Developmental dynamics : an official publication of the American Association of Anatomists

Type III transforming growth factor beta receptor regulates vascular and osteoblast development during palatogenesis.

PMID 25382630


Cleft palate occurs in up to 1:1,000 live births and is associated with mutations in multiple genes. Palatogenesis involves a complex choreography of palatal shelf elongation, elevation, and fusion. Transforming growth factor β (TGFβ) and bone morphogenetic protein 2 (BMP2) canonical signaling is required during each stage of palate development. The type III TGFβ receptor (TGFβR3) binds all three TGFβ ligands and BMP2, but its contribution to palatogenesis is unknown. The role of TGFβR3 during palate formation was found to be during palatal shelf elongation and elevation. Tgfbr3(-) (/) (-) embryos displayed reduced palatal shelf width and height, changes in proliferation and apoptosis, and reduced vascular and osteoblast differentiation.

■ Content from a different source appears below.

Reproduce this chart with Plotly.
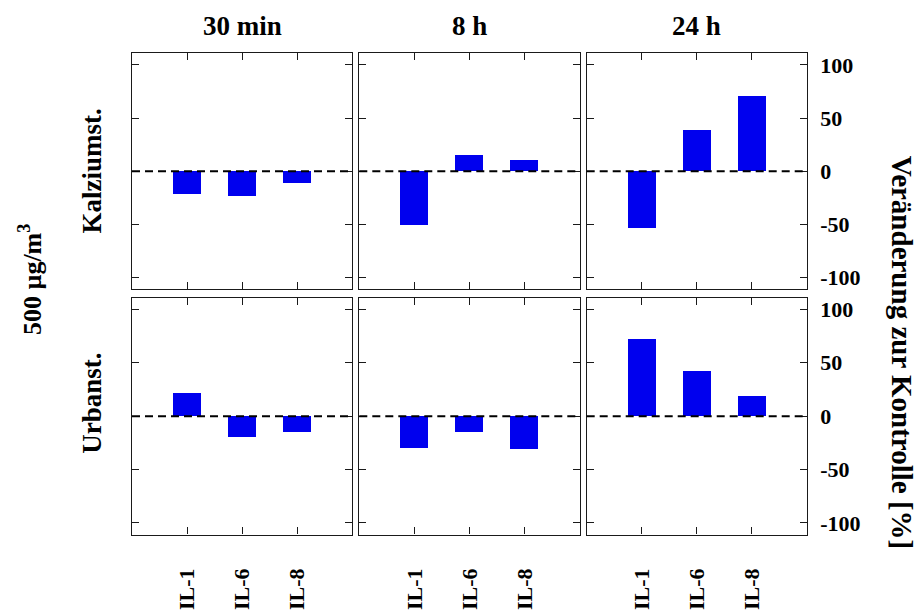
import plotly.graph_objects as go

W, H = 920, 610

categories = ["IL-1", "IL-6", "IL-8"]
times = ["30 min", "8 h", "24 h"]
rows_labels = ["Kalziumst.", "Urbanst."]

# Veränderung zur Kontrolle [%]
kalzium_30min = [-21.5, -23.4, -11.2]
kalzium_8h = [-50.8, 15.3, 10.0]
kalzium_24h = [-53.7, 39.0, 70.5]
urban_30min = [22.4, -19.3, -14.7]
urban_8h = [-29.6, -15.0, -30.9]
urban_24h = [72.2, 42.3, 19.6]

y_ticks = [-100, -50, 0, 50, 100]
y_ticktext = ["-100", "-50", "0", "50", "100"]
y_range = [-111, 111]

data = [[kalzium_30min, kalzium_8h, kalzium_24h],
        [urban_30min, urban_8h, urban_24h]]

FONT = "Liberation Serif, Times New Roman, serif"
BAR_COLOR = "rgb(0,0,238)"
LINE_COLOR = "#1a1a1a"

col_px = [(132, 352.3), (359.3, 579.7), (586.7, 806.7)]
row_px = [(52.3, 289.3), (297.7, 535.3)]

fig = go.Figure()
layout = {}
shapes = []
for r in range(2):
    for c in range(3):
        idx = r * 3 + c + 1
        xa = "x" if idx == 1 else f"x{idx}"
        ya = "y" if idx == 1 else f"y{idx}"
        fig.add_trace(go.Bar(
            x=categories, y=data[r][c], xaxis=xa, yaxis=ya,
            marker=dict(color=BAR_COLOR, line=dict(width=0)),
            width=0.515, showlegend=False, hoverinfo="x+y"))
        xk = "xaxis" if idx == 1 else f"xaxis{idx}"
        yk = "yaxis" if idx == 1 else f"yaxis{idx}"
        x0, x1 = col_px[c]
        t0, t1 = row_px[r]
        layout[xk] = dict(
            domain=[x0 / W, x1 / W], anchor=ya, type="category",
            categoryorder="array", categoryarray=categories,
            range=[-1, 3], showline=True, mirror="ticks",
            linecolor=LINE_COLOR, linewidth=1.3,
            ticks="inside", ticklen=7, tickwidth=1, tickcolor=LINE_COLOR,
            showgrid=False, zeroline=False,
            showticklabels=(r == 1), tickangle=-90,
            ticklabelstandoff=24,
            tickfont=dict(family=FONT, size=22, color="black", weight="bold"),
            fixedrange=True)
        layout[yk] = dict(
            domain=[1 - t1 / H, 1 - t0 / H], anchor=xa,
            range=y_range, tickmode="array",
            tickvals=y_ticks, ticktext=y_ticktext,
            showline=True, mirror="ticks",
            linecolor=LINE_COLOR, linewidth=1.3,
            ticks="inside", ticklen=7, tickwidth=1, tickcolor=LINE_COLOR,
            showgrid=False, zeroline=False,
            side="right" if c == 2 else "left",
            showticklabels=(c == 2), ticklabelstandoff=8,
            tickfont=dict(family=FONT, size=22, color="black", weight="bold"),
            fixedrange=True)
        shapes.append(dict(
            type="line", xref=f"{xa} domain", yref=ya,
            x0=0, x1=1, y0=0, y1=0, layer="above",
            line=dict(color="black", width=2, dash="8px,5px")))

annotations = []
tfont = dict(family=FONT, size=27, color="black", weight="bold")
for c, t in enumerate(times):
    x0, x1 = col_px[c]
    annotations.append(dict(text=t, x=(x0 + x1) / 2 / W, y=1 - 25 / H,
                            xref="paper", yref="paper", showarrow=False,
                            xanchor="center", yanchor="middle", font=tfont))
row_centers = [171, 404]
for r, lab in enumerate(rows_labels):
    annotations.append(dict(text=lab, x=92 / W, y=1 - row_centers[r] / H,
                            xref="paper", yref="paper", showarrow=False,
                            textangle=-90, xanchor="center", yanchor="middle",
                            font=tfont))
annotations.append(dict(text="500 µg/m<sup>3</sup>", x=30 / W, y=1 - 280 / H,
                        xref="paper", yref="paper", showarrow=False,
                        textangle=-90, xanchor="center", yanchor="middle",
                        font=dict(family=FONT, size=26, color="black",
                                  weight="bold")))
annotations.append(dict(text="Veränderung zur Kontrolle [%]", x=902 / W,
                        y=1 - 352 / H, xref="paper", yref="paper",
                        showarrow=False, textangle=90, xanchor="center",
                        yanchor="middle",
                        font=dict(family=FONT, size=29, color="black",
                                  weight="bold")))

fig.update_layout(
    width=W, height=H, margin=dict(l=0, r=0, t=0, b=0),
    paper_bgcolor="white", plot_bgcolor="white",
    font=dict(family=FONT, color="black", weight="bold"),
    bargap=0, shapes=shapes, annotations=annotations, **layout)

fig.write_html("out.html")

Abnormal vascular plexus organization as well as aberrant expression of arterial (Notch1, Alk1), venous (EphB4), and lymphatic (Lyve1) markers was also observed. Decreased osteoblast differentiation factors (Runx2, alk phos, osteocalcin, col1A1, and col1A2) demonstrated poor mesenchymal cell commitment to the osteoblast lineage within the maxilla and palatal shelves in Tgfbr3(-) (/) (-) embryos. Additionally, in vitro bone mineralization induced by osteogenic medium (OM+BMP2) was insufficient in Tgfbr3(-) (/) (-) palatal mesenchyme, but mineralization was rescued by overexpression of TGFβR3. These data reveal a critical, previously unrecognized role for TGFβR3 in vascular and osteoblast development during palatogenesis.